The moral rot of the Sword Coast continues to appall me. These people love their rules and their laws and have more kinds of law enforcement than I can keep track of, and yet basic decency and virtue are often impossible to find.
My companions in the Grumpkins School of Heroes and I bore witness to a murder most foul, of a man named Abdel Adrian. He seemed a good-hearted, if somewhat misled man, drawn out of moral certitude to call for a more democratic system of governance. (Alas, from what I've seen, these people cannot get it together to govern themselves.) But while giving this speech, he was brutally murdered by some kind of magic or potion and turned into an evil undead demon that we were forced to kill.
We are now in the midst of an investigation of this murder, and what I have learned is disheartening. I agreed to a meeting with Adrian's right hand man in the Flaming Fist, Oldar Ravensguard, out of the belief that this man would be interested in solving the horrible crime that took his compatriot's life.
No such luck. Ravensguard immediately proved to be a insipid, small-minded hypocrite who is too busy nursing his pathetic grudge against the Guild — which appears to be a loose confederation of two-bit, mostly vice-oriented criminals — to pay serious attention to the real threats to peace and safety in Baldur's Gate. He immediately blamed the Guild for Adrian's death on these people, even though his evidence — if you dare even call it that — amounts to little more than assuming that because people like to gamble and carouse, they also like to murder.
He would faint to see what sun elves get up to when they want to let loose in Leuthilspar.
As for the hypocrisy, well, the Flaming Fist likes to hold itself out as a champion of the small folk and a high-minded institution of law and order, but in reality, they are shaking the citizens, especially the poorest, down by forcing them to pay exorbitant fees to travel about in the city. Not that the City Watch is better than this lot of gangsters, as their only apparent goal is protecting the nobility while leaving the common people to hang.
Honestly, now that I think about it, perhaps democracy isn't such a bad idea. It can't be any worse a system than what they have now.
Eh, what am I saying? If they try to create democracy in this hovel of a country, it's bound to fail miserably. In a generation, these people will likely be rallying around some orange-hued clown with bad hair who promises them he'll build a wall to keep the gnomes out.

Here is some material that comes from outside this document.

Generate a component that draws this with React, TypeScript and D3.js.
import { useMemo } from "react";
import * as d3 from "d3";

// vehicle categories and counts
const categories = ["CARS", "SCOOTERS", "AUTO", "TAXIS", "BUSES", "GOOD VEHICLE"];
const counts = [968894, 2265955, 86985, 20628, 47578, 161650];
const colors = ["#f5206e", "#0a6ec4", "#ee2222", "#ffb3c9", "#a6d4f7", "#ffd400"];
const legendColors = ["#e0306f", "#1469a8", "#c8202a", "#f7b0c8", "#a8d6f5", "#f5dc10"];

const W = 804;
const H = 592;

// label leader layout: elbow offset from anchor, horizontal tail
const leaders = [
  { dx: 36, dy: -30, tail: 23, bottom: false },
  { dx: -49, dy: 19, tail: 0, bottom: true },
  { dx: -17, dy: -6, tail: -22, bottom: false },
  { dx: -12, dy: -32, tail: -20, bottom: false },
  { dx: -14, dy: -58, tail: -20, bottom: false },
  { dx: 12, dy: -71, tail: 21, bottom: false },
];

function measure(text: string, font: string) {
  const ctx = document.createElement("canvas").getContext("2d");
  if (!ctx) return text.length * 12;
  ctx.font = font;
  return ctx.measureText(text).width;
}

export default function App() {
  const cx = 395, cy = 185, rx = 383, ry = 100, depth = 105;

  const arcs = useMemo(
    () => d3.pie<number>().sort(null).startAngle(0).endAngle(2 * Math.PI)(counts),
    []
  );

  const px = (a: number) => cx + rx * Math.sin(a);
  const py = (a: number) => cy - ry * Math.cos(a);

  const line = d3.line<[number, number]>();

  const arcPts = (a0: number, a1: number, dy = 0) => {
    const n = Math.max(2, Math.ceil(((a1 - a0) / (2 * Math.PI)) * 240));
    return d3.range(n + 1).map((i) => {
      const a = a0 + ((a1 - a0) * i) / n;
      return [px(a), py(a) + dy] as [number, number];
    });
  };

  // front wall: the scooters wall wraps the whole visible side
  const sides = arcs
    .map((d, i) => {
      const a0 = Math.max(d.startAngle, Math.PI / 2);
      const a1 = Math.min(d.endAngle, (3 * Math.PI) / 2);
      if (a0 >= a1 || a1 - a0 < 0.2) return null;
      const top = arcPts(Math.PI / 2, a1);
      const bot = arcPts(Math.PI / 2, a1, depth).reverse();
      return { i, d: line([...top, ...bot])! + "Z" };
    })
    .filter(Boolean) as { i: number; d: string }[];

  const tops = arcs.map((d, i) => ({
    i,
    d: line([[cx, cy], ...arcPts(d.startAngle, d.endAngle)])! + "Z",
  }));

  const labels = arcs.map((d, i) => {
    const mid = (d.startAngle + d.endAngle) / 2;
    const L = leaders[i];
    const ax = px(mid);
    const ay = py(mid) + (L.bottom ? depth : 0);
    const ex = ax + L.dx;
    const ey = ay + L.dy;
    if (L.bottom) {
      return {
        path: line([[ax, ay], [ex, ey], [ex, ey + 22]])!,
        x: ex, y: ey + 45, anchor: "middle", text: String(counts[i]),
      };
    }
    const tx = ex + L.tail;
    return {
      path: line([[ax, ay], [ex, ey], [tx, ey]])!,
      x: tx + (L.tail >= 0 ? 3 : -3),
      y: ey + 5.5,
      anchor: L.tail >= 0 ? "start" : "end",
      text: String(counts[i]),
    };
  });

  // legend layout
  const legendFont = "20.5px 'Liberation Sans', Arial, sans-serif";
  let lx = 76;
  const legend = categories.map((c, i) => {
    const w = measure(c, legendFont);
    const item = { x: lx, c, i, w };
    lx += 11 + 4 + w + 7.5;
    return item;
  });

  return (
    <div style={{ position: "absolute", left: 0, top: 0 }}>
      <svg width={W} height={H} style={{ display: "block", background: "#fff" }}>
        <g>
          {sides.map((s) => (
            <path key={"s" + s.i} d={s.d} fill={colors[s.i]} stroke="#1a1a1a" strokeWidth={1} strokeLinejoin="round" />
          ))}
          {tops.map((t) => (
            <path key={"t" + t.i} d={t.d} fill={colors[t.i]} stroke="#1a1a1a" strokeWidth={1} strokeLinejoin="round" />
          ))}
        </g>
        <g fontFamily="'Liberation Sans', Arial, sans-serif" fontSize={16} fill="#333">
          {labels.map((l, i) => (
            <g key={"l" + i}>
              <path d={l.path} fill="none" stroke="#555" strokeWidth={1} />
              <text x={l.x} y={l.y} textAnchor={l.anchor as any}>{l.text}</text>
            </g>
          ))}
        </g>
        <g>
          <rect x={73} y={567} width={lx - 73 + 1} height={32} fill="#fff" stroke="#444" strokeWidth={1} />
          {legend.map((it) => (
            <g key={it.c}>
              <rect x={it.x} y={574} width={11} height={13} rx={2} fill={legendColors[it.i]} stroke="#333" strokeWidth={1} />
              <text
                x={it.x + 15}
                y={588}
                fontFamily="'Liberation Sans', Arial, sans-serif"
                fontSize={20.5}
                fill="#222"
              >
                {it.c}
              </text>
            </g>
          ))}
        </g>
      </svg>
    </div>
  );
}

So we are trying to solve Adrian's murder on our own. I think we have an interesting lead, as we interviewed one of the Dukes of Baldur's Gate, who is severely disabled due to what appears to be a stroke. But speaking to her, I have the uncomfortable sense that it's not a stroke at all, but that she is being magically controlled and her attempts to resist it have created serious and perhaps permanent damage to her body.

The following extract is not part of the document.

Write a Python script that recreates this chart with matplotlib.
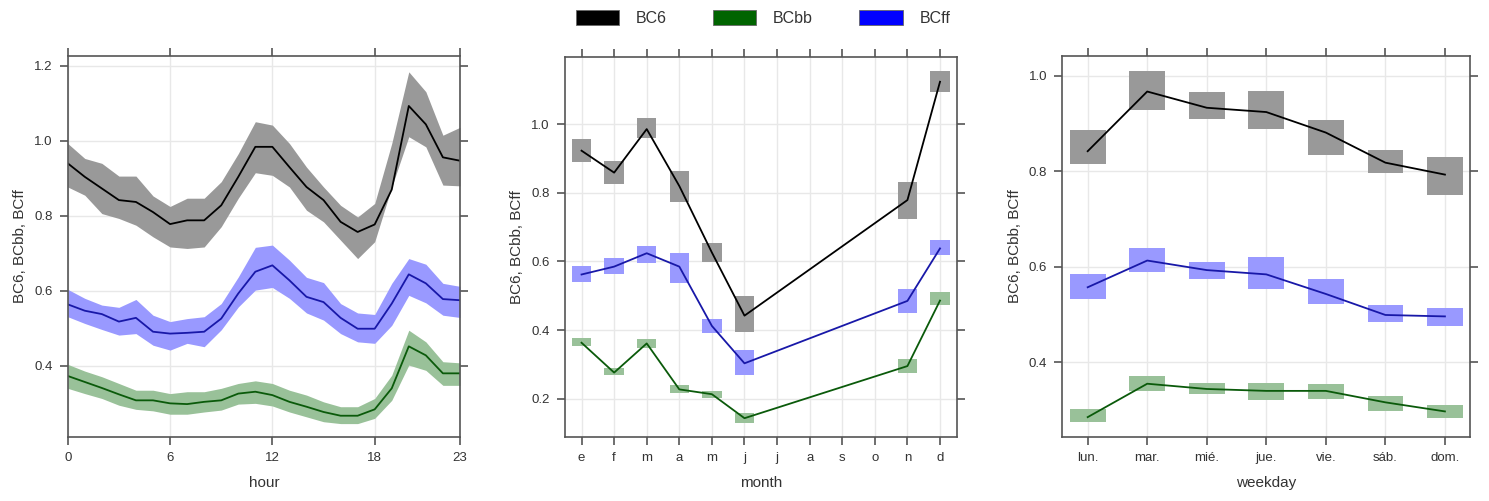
import matplotlib
matplotlib.use("Agg")
import matplotlib.pyplot as plt
from matplotlib.patches import Patch
import numpy as np

plt.rcParams['font.family'] = ['Liberation Sans', 'DejaVu Sans']

series = ["BC6", "BCbb", "BCff"]
line_colors = {"BC6": "#000000", "BCbb": "#0a5a0a", "BCff": "#1818a8"}
fill_colors = {"BC6": "#999999", "BCbb": "#99c199", "BCff": "#9999ff"}
legend_colors = {"BC6": "#000000", "BCbb": "#006400", "BCff": "#0000ff"}

# ---- hourly ----
hours = list(range(24))
hour_ticks = [0, 6, 12, 18, 23]
bc6_h = [0.94, 0.904, 0.873, 0.842, 0.837, 0.81, 0.778, 0.788, 0.788, 0.828, 0.904, 0.984,
         0.984, 0.93, 0.877, 0.842, 0.784, 0.757, 0.777, 0.87, 1.093, 1.044, 0.956, 0.947]
bc6_h_hi = [0.993, 0.953, 0.94, 0.906, 0.906, 0.853, 0.825, 0.847, 0.847, 0.891, 0.966, 1.051,
            1.042, 0.993, 0.93, 0.877, 0.828, 0.797, 0.833, 0.993, 1.184, 1.131, 1.015, 1.036]
bc6_h_lo = [0.877, 0.855, 0.806, 0.793, 0.775, 0.744, 0.717, 0.713, 0.717, 0.771, 0.847, 0.915,
            0.908, 0.877, 0.815, 0.784, 0.735, 0.686, 0.731, 0.877, 1.011, 0.984, 0.882, 0.88]
bcff_h = [0.564, 0.547, 0.538, 0.518, 0.528, 0.491, 0.486, 0.488, 0.491, 0.526, 0.593, 0.651,
          0.668, 0.628, 0.584, 0.57, 0.528, 0.499, 0.499, 0.566, 0.644, 0.62, 0.578, 0.575]
bcff_h_hi = [0.604, 0.58, 0.562, 0.556, 0.577, 0.535, 0.518, 0.526, 0.531, 0.566, 0.637, 0.716,
             0.722, 0.682, 0.636, 0.622, 0.566, 0.541, 0.537, 0.62, 0.686, 0.671, 0.62, 0.612]
bcff_h_lo = [0.531, 0.513, 0.497, 0.482, 0.486, 0.455, 0.442, 0.46, 0.451, 0.496, 0.557, 0.602,
             0.609, 0.58, 0.541, 0.522, 0.486, 0.464, 0.46, 0.508, 0.588, 0.568, 0.535, 0.529]
bcbb_h = [0.373, 0.357, 0.341, 0.324, 0.308, 0.308, 0.3, 0.298, 0.304, 0.308, 0.326, 0.331,
          0.322, 0.304, 0.291, 0.277, 0.267, 0.267, 0.284, 0.34, 0.452, 0.428, 0.38, 0.38]
bcbb_h_hi = [0.404, 0.386, 0.371, 0.353, 0.335, 0.335, 0.326, 0.331, 0.331, 0.34, 0.353, 0.36,
             0.353, 0.335, 0.322, 0.304, 0.291, 0.291, 0.313, 0.375, 0.495, 0.464, 0.411, 0.408]
bcbb_h_lo = [0.34, 0.326, 0.313, 0.295, 0.284, 0.28, 0.271, 0.271, 0.277, 0.282, 0.298, 0.3,
             0.293, 0.277, 0.264, 0.251, 0.246, 0.246, 0.26, 0.308, 0.402, 0.388, 0.348, 0.348]

# ---- monthly ----
month_labels = ["e", "f", "m", "a", "m", "j", "j", "a", "s", "o", "n", "d"]
months = [1, 2, 3, 4, 5, 6, 11, 12]
bc6_m = [0.923, 0.859, 0.986, 0.82, 0.626, 0.442, 0.779, 1.124]
bc6_m_hi = [0.956, 0.893, 1.019, 0.865, 0.653, 0.499, 0.833, 1.156]
bc6_m_lo = [0.891, 0.825, 0.959, 0.774, 0.598, 0.393, 0.724, 1.094]
bcff_m = [0.562, 0.585, 0.624, 0.585, 0.412, 0.303, 0.485, 0.638]
bcff_m_hi = [0.588, 0.609, 0.645, 0.624, 0.431, 0.342, 0.519, 0.663]
bcff_m_lo = [0.539, 0.563, 0.595, 0.536, 0.392, 0.269, 0.451, 0.619]
bcbb_m = [0.363, 0.276, 0.361, 0.227, 0.213, 0.143, 0.295, 0.486]
bcbb_m_hi = [0.378, 0.288, 0.374, 0.24, 0.222, 0.159, 0.315, 0.51]
bcbb_m_lo = [0.353, 0.269, 0.349, 0.217, 0.201, 0.13, 0.274, 0.473]

# ---- weekday ----
day_labels = ["lun.", "mar.", "mié.", "jue.", "vie.", "sáb.", "dom."]
bc6_d = [0.842, 0.967, 0.933, 0.924, 0.881, 0.818, 0.793]
bc6_d_hi = [0.886, 1.01, 0.967, 0.969, 0.907, 0.844, 0.83]
bc6_d_lo = [0.815, 0.928, 0.909, 0.888, 0.834, 0.796, 0.75]
bcff_d = [0.557, 0.613, 0.593, 0.584, 0.543, 0.499, 0.496]
bcff_d_hi = [0.584, 0.64, 0.61, 0.621, 0.574, 0.52, 0.513]
bcff_d_lo = [0.532, 0.59, 0.574, 0.554, 0.523, 0.484, 0.476]
bcbb_d = [0.285, 0.355, 0.344, 0.34, 0.34, 0.316, 0.297]
bcbb_d_hi = [0.302, 0.372, 0.356, 0.356, 0.354, 0.33, 0.311]
bcbb_d_lo = [0.274, 0.339, 0.334, 0.321, 0.323, 0.297, 0.284]

frame_col = "#555555"
text_col = "#333333"
grid_col = "#e8e8e8"

fig = plt.figure(figsize=(14.89, 5.01), dpi=100)
axL = fig.add_axes([0.0455, 0.1283, 0.2634, 0.7605])
axM = fig.add_axes([0.3794, 0.1283, 0.2635, 0.7585])
axR = fig.add_axes([0.7134, 0.1283, 0.2738, 0.7605])


def style(ax, xticks, xlabels, yticks, xlabel):
    for s in ax.spines.values():
        s.set_color(frame_col)
        s.set_linewidth(1.2)
    ax.set_xticks(xticks)
    ax.set_xticklabels(xlabels)
    ax.set_yticks(yticks)
    ax.set_yticklabels([f"{v:.1f}" for v in yticks])
    ax.tick_params(axis='both', direction='out', length=6, width=1.2, color=frame_col,
                   labelcolor=text_col, labelsize=9.5, top=True, right=True, pad=5)
    ax.grid(True, color=grid_col, linewidth=1)
    ax.set_axisbelow(True)
    ax.set_xlabel(xlabel, fontsize=11, color=text_col, labelpad=9)
    ax.set_ylabel("BC6, BCbb, BCff", fontsize=11, color=text_col, labelpad=5)


# left: hourly
for name, v, lo, hi in [("BC6", bc6_h, bc6_h_lo, bc6_h_hi),
                        ("BCff", bcff_h, bcff_h_lo, bcff_h_hi),
                        ("BCbb", bcbb_h, bcbb_h_lo, bcbb_h_hi)]:
    axL.fill_between(hours, lo, hi, color=fill_colors[name], linewidth=0)
    axL.plot(hours, v, color=line_colors[name], lw=1.3)
axL.set_xlim(0, 23)
axL.set_ylim(0.211, 1.227)
style(axL, hour_ticks, [str(h) for h in hour_ticks], [0.4, 0.6, 0.8, 1.0, 1.2], "hour")

# middle: monthly
for name, v, lo, hi in [("BC6", bc6_m, bc6_m_lo, bc6_m_hi),
                        ("BCff", bcff_m, bcff_m_lo, bcff_m_hi),
                        ("BCbb", bcbb_m, bcbb_m_lo, bcbb_m_hi)]:
    axM.bar(months, np.array(hi) - np.array(lo), bottom=lo, width=0.6,
            color=fill_colors[name], linewidth=0)
    axM.plot(months, v, color=line_colors[name], lw=1.3)
axM.set_xlim(0.49, 12.53)
axM.set_ylim(0.089, 1.197)
style(axM, list(range(1, 13)), month_labels, [0.2, 0.4, 0.6, 0.8, 1.0], "month")

# right: weekday
days = list(range(1, 8))
for name, v, lo, hi in [("BC6", bc6_d, bc6_d_lo, bc6_d_hi),
                        ("BCff", bcff_d, bcff_d_lo, bcff_d_hi),
                        ("BCbb", bcbb_d, bcbb_d_lo, bcbb_d_hi)]:
    axR.bar(days, np.array(hi) - np.array(lo), bottom=lo, width=0.6,
            color=fill_colors[name], linewidth=0)
    axR.plot(days, v, color=line_colors[name], lw=1.3)
axR.set_xlim(0.573, 7.42)
axR.set_ylim(0.244, 1.042)
style(axR, days, day_labels, [0.4, 0.6, 0.8, 1.0], "weekday")

handles = [Patch(facecolor=legend_colors[s], edgecolor="#666666", linewidth=0.6) for s in series]
fig.legend(handles, series, loc='center', bbox_to_anchor=(0.5125, 0.964), ncol=3,
           frameon=False, fontsize=11.5, handlelength=2.7, handleheight=1.0,
           handletextpad=1.05, columnspacing=2.9, labelcolor=text_col)

fig.savefig("out.png", dpi=100)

Right now, I feel the two major suspects are Torlin Silvershield or the Grand Duke Dillard, both of whom might be wiping out their competition in an effort to seize all the power for themselves.

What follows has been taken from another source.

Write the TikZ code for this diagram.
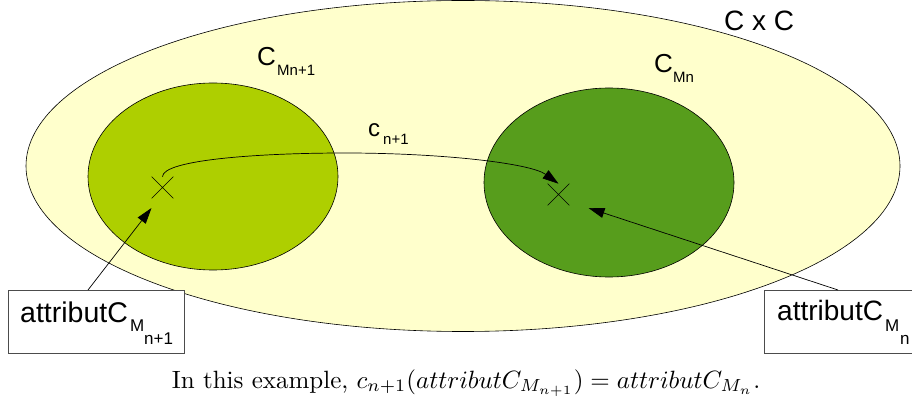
\documentclass[tikz,border=0pt]{standalone}
\usepackage{graphicx}
\usepackage{fontspec}
\newfontfamily\arial{Liberation Sans}
\usetikzlibrary{shapes.geometric,shapes.misc,arrows.meta,calc}
\definecolor{ccfill}{HTML}{FFFFCC}
\definecolor{lgreen}{HTML}{AECF00}
\definecolor{dgreen}{HTML}{579D1C}
\tikzset{
  lbl/.style={inner sep=0pt, anchor=base west},
  xmark/.style={cross out, draw, minimum size=21pt, inner sep=0pt, line width=0.6pt},
  conn/.style={line width=0.7pt, -{Triangle[length=16pt,width=10pt]}},
  attrbox/.style={draw=black!70, fill=white, line width=0.8pt, inner sep=0pt,
    minimum width=176pt, minimum height=63pt, anchor=north west},
  setellipse/.style={ellipse, draw, line width=0.6pt, inner sep=0pt},
}
\newcommand{\fs}[1]{\arial\fontsize{#1}{#1}\selectfont}
\begin{document}
\begin{tikzpicture}[x=1pt,y=-1pt]
\useasboundingbox (0,0) rectangle (912,403);
\clip (0,0) rectangle (912,403);
% sets
\node[setellipse, fill=ccfill, minimum width=874pt, minimum height=331pt] (cc) at (463,166) {};
\node[setellipse, fill=lgreen, minimum width=250pt, minimum height=187pt] (cm1) at (213,176.5) {};
\node[setellipse, fill=dgreen, minimum width=250pt, minimum height=189pt] (cm) at (609,182.5) {};
% elements
\node[xmark] (lx) at (162.5,187.5) {};
\node[xmark] (rx) at (558.5,194.5) {};
% boxes
\node[attrbox, minimum width=176pt] (lbox) at (8,290) {};
\node[attrbox, minimum width=180pt] (rbox) at (764,290) {};
% connectors
\draw[conn] (lx.north) .. controls ($(lx.north)+(0,-17)$) and (260,153) .. (345,153)
  .. controls (440,153) and (530,163) .. (rx.north);
\draw[conn] ($(lbox.north west)+(80,0)$) -- ($(lx.center)+(-11,20.5)$);
\draw[conn] ($(rbox.north west)+(74,0)$) -- ($(rx.center)+(30,13.5)$);
% labels
\node[lbl, font=\fs{28}] (lcc) at (724,31) {C x C};
\node[lbl, font=\fs{26}] (lc1) at (257,66) {C};
\node[lbl, font=\fs{15}] (lc1s) at (277,76) {Mn+1};
\node[lbl, font=\fs{26}] (lc2) at (654,73) {C};
\node[lbl, font=\fs{15}] (lc2s) at (673,83) {Mn};
\node[lbl, font=\fs{24}] (lf) at (368,137) {c};
\node[lbl, font=\fs{15}] (lfs) at (383,145) {n+1};
\node[lbl, font=\fs{28.5}] (la) at (20,322) {attributC};
\node[lbl, font=\fs{17}] (lam) at (130,331) {M};
\node[lbl, font=\fs{17}] (lan) at (144,344) {n+1};
\node[lbl, font=\fs{28}] (ra) at (777,320) {attributC};
\node[lbl, font=\fs{17}] (ram) at (885,331) {M};
\node[lbl, font=\fs{17}] (ran) at (900,344) {n};
% caption
\node[anchor=base, inner sep=0pt] (cap) at (466,388)
  {\scalebox{2.5}{In this example, $c_{n+1}(attributC_{M_{n+1}}) = attributC_{M_n}$.}};
\end{tikzpicture}
\end{document}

That said, I am also concerned about our acquaintance — I dare not call him friend — Coran, who enjoys playing the role of an indifferent observer, but is clearly more invested in amassing power than he lets on.
I do worry about our team's ability to get to the bottom of this. Only one other member of our group — Otto — seems to really grasp the moral necessity of solving this murder and obtaining justice, but he has overly rigid notions of how to go about these things. He has a naive faith in following the law, when it is abundantly clear to me that the law in Baldur's Gate has no relationship to justice and, most of the time, is working against it. I believe he has gone off to pray over his concerns and perhaps will gain some clarity through spiritual ruminations. Not that I can really imagine that guy ruminating much beyond a hearty steak and a pint of ale.